Читать «Воспоминания последнего Протопресвитера Русской Армии и Флота (Том 1)» онлайн - страница 202

Георгий Шавельский

Генерал Алексеев нес колоссальную работу. Фактически он был, и Верховным Главнокомандующим, и начальником Штаба, и генерал-квартирмейстером. Последнее не вызывалось никакой необходимостью и объяснялось только привычкой его работать за всех своих подчиненных. Кроме того, что всё оперативное дело лежало на нем одном; кроме того, что он должен был вникать в дела всех других управлений при штабе и давать им окончательное направление, - он должен был еще входить в дела всех министерств, ибо каждое из них в большей или меньшей степени теперь было связано с армией.

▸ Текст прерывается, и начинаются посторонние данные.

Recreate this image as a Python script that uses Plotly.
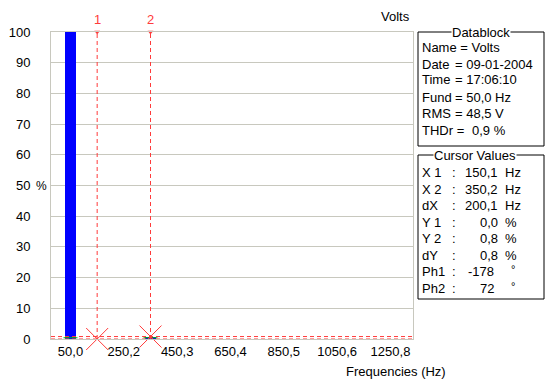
import plotly.graph_objects as go

# ---- spectrum data (harmonic amplitudes in % of fundamental) ----
fund_hz = 50.03
harmonic_order = list(range(1, 26))
harmonic_pct = [100.0, 0.0, 0.0, 0.0, 0.0, 0.0, 0.8, 0.0, 0.0, 0.0,
                0.0, 0.0, 0.0, 0.0, 0.0, 0.0, 0.0, 0.0, 0.0, 0.0,
                0.0, 0.0, 0.0, 0.0, 0.0]
harmonic_hz = [round(n * fund_hz, 2) for n in harmonic_order]

# x tick positions/labels (every 4th harmonic)
tick_orders = [1, 5, 9, 13, 17, 21, 25]
tick_labels = ["50,0", "250,2", "450,3", "650,4", "850,5", "1050,6", "1250,8"]
y_ticks = [0, 10, 20, 30, 40, 50, 60, 70, 80, 90, 100]
y_tick_labels = ["0", "10", "20", "30", "40", "50", "60", "70", "80", "90", "100"]
y_unit = "%"
y_unit_at = 50

# ---- cursors ----
cursor_names = ["1", "2"]
cursor_x = [150.1, 350.2]
cursor_y = [0.0, 0.8]
cursor_phase = [-178, 72]

# ---- datablock ----
data_labels = ["Name = Volts", "Date", "Time", "Fund", "RMS", "THDr ="]
data_values = ["", "= 09-01-2004", "= 17:06:10", "= 50,0 Hz", "= 48,5 V", "0,9 %"]

W, H = 546, 381
L, R, T, B = 51, 413, 32, 339


def px(x):
    return (x - L) / (R - L)


def py(y):
    return (B - y) / (B - T)


def fmt(v):
    return f"{v:.1f}".replace(".", ",")


RED = "#ff3b3b"
GRID = "#c8c8be"
FONT = "Liberation Sans, Arial, sans-serif"

fig = go.Figure()

# harmonic bars
fig.add_trace(go.Bar(
    x=harmonic_hz, y=harmonic_pct, width=41,
    marker=dict(color="#0000ff", line=dict(width=0)),
    showlegend=False, hoverinfo="skip",
))

# green base ticks on non-zero harmonics
nz_x = [x for x, v in zip(harmonic_hz, harmonic_pct) if v > 0]
fig.add_trace(go.Scatter(
    x=nz_x, y=[0.4] * len(nz_x), mode="markers",
    marker=dict(symbol="line-ew", size=10, color="#00c000",
                line=dict(color="#00c000", width=1)),
    showlegend=False, hoverinfo="skip", cliponaxis=False,
))

# cursor crosses
fig.add_trace(go.Scatter(
    x=cursor_x, y=cursor_y, mode="markers",
    marker=dict(symbol="x-thin-open", size=22, color=RED,
                line=dict(color=RED, width=1)),
    showlegend=False, hoverinfo="skip", cliponaxis=False,
))

# cursor top arrows
fig.add_trace(go.Scatter(
    x=cursor_x, y=[100] * len(cursor_x), mode="markers",
    marker=dict(symbol="triangle-down", size=5, color=RED),
    showlegend=False, hoverinfo="skip", cliponaxis=False,
))

shapes = []
for cx in cursor_x:
    shapes.append(dict(type="line", xref="x", yref="y", x0=cx, x1=cx, y0=0, y1=100,
                       line=dict(color=RED, width=1, dash="4px,3px")))
for cy in cursor_y:
    shapes.append(dict(type="line", xref="paper", yref="y", x0=0, x1=1, y0=cy, y1=cy,
                       line=dict(color=RED, width=1, dash="4px,3px")))

# side boxes
shapes.append(dict(type="rect", xref="paper", yref="paper",
                   x0=px(418), x1=px(544), y0=py(146), y1=py(32),
                   line=dict(color="black", width=1)))
shapes.append(dict(type="rect", xref="paper", yref="paper",
                   x0=px(418), x1=px(544), y0=py(299), y1=py(155),
                   line=dict(color="black", width=1)))

ann = []
for name, cx in zip(cursor_names, cursor_x):
    ann.append(dict(x=cx, y=100, xref="x", yref="y", text=name, showarrow=False,
                    yanchor="bottom", yshift=3, font=dict(color=RED, size=13, family=FONT)))

# unit sign after the 50 tick label
ann.append(dict(x=px(34), y=y_unit_at, xref="paper", yref="y", text=y_unit,
                showarrow=False, xanchor="left", yanchor="middle",
                font=dict(size=12, color="black", family=FONT)))


def txt(x, y, s, anchor="left", size=13, bg=None):
    d = dict(x=px(x), y=py(y), xref="paper", yref="paper", text=s, showarrow=False,
             xanchor=anchor, yanchor="middle", font=dict(size=size, color="black", family=FONT))
    if bg:
        d.update(bgcolor=bg, borderpad=0)
    return d


ann.append(txt(412, 17, "Volts", "right"))
ann.append(txt(448, 371, "Frequencies (Hz)", "right"))

# Datablock
ann.append(txt(481, 32, "Datablock", "center", bg="white"))
rows_y = [47, 64, 80, 97, 113, 130]
for lab, val, yy in zip(data_labels, data_values, rows_y):
    ann.append(txt(420, yy, lab))
    if val:
        ann.append(txt(470 if lab.startswith("THDr") else 453, yy, val))

# Cursor values
ann.append(txt(475, 155, "Cursor Values", "center", bg="white"))
dx = cursor_x[1] - cursor_x[0]
dy = cursor_y[1] - cursor_y[0]
cur_rows = [
    ("X 1", fmt(cursor_x[0]), "Hz"),
    ("X 2", fmt(cursor_x[1]), "Hz"),
    ("dX", fmt(dx), "Hz"),
    ("Y 1", fmt(cursor_y[0]), "%"),
    ("Y 2", fmt(cursor_y[1]), "%"),
    ("dY", fmt(dy), "%"),
    ("Ph1", str(cursor_phase[0]), "°"),
    ("Ph2", str(cursor_phase[1]), "°"),
]
cur_y = [172, 189, 205, 222, 238, 255, 271, 288]
for (lab, num, unit), yy in zip(cur_rows, cur_y):
    ann.append(txt(420, yy, lab))
    ann.append(txt(450, yy, ":"))
    if unit == "°":
        ann.append(txt(496, yy, num, "right"))
        ann.append(txt(509, yy - 2, unit, size=11))
    else:
        ann.append(txt(500, yy, num, "right"))
        ann.append(txt(503, yy, unit))

lo = fund_hz - 19.5 / 0.2665
hi = fund_hz + 342.5 / 0.2665

fig.update_layout(
    width=W, height=H,
    margin=dict(l=L, r=W - R, t=T, b=H - B),
    paper_bgcolor="white", plot_bgcolor="white",
    font=dict(family=FONT, size=13, color="black"),
    bargap=0,
    shapes=shapes, annotations=ann,
    xaxis=dict(range=[lo, hi], tickmode="array", automargin=False,
               tickvals=[n * fund_hz for n in tick_orders], ticktext=tick_labels,
               showgrid=False, zeroline=False, showline=True, mirror=True,
               linecolor=GRID, linewidth=1, ticks="", tickfont=dict(size=13)),
    yaxis=dict(range=[0, 100], tickmode="array", tickvals=y_ticks, ticktext=y_tick_labels,
               automargin=False,
               showgrid=True, gridcolor=GRID, gridwidth=1, zeroline=False,
               showline=True, mirror=True, linecolor=GRID, linewidth=1,
               ticks="", ticklabelstandoff=17, tickfont=dict(size=13)),
)

fig.write_html("out.html")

Прибывавшие в Ставку министры часами просиживали у генерала Алексеева за разрешением разных вопросов, прямо или косвенно касавшихся армии. Генерал Алексеев должен был быть то дипломатом, то финансистом, то специалистом по морскому делу, по вопросам торговли и промышленности, государственного коннозаводства, земледелия, даже по церковным делам и пр. Только Алексеева могло хватить на всё это. Он отказался на это время не только от личной жизни, но даже и от законного отдыха и сна. Его отдыхом было время завтраков и обедов; его прогулкой - хождение в штабную столовую, отстоявшую в полуверсте от Штаба, к завтракам и обедам. И только в одном он не отказывал {397} себе: в аккуратном посещении воскресных и праздничных всенощных и литургий. В штабной церкви, за передней правой колонной у стены, в уютном, незаметном для богомольцев уголку был поставлен аналой с иконой, а перед ним положен ковер, на котором всё время на коленях, отбивая поклоны, отстаивал церковные службы, являясь к началу их, генерал Алексеев. Он незаметно приходил и уходил из церкви, незаметно и простаивал в ней. Молитва церковная была потребностью и пищей для этого редкого труженика, поддерживавшей его в его сверхчеловеческой работе.

Находились люди, которые, особенно после революции, решались обвинять Алексеева и в неискренности, и в честолюбивых замыслах, и в своекорыстии, и чуть ли не в вероломстве. После семнадцатилетнего знакомства с генералом Алексеевым у меня сложилось совершенно определенное представление о нем. Михаил Васильевич, как и каждый человек, мог ошибаться, - но он не мог лгать, хитрить и еще более ставить личный интерес выше государственной пользы. Корыстолюбие, честолюбие и славолюбие были совсем чужды ему. Идя впереди всех в рабочем деле, он там, где можно было принять честь и показать себя - в парадной стороне штабной и общественной жизни, как бы старался затушеваться, отодвигал себя на задний план. Мы уже видели, как он вел себя в штабной церкви. То же было и во дворце. На высочайших завтраках и обедах, как первое лицо после Государя, он по этикету должен был занимать за столом место по правую руку Государя. Зато во время закуски, во время обхода Государем гостей, он всегда скромно выбирал самое незаметное место, в каком-либо уголку и там, подозвав к себе интересного человека, вел с ним деловую беседу, стараясь использовать и трапезное время.

Великолепная Галицийская операция 1914 года - плод его таланта. Несмотря на то, что и слава, и большие награды за нее выпали на долю других, я ни разу не слышал от него даже {398} намека, похожего на обиду. Спасение армии, во время нашего отступления в 1915 году, тоже, несомненно, более всего обязано ему, но эту заслугу не отметили никакой наградой. И человека, понимавшего Михаила Васильевича, гораздо более удивило бы, если бы последний стал жаловаться, что его забыли, его обошли, чем то спокойствие, которое он сохранял, когда другие, благодаря его трудам и талантам, возвышались, а он сам оставался в тени. Мне и в голову никогда не приходило, что Алексеев может обидеться из-за неполучения награды или может работать ради награды.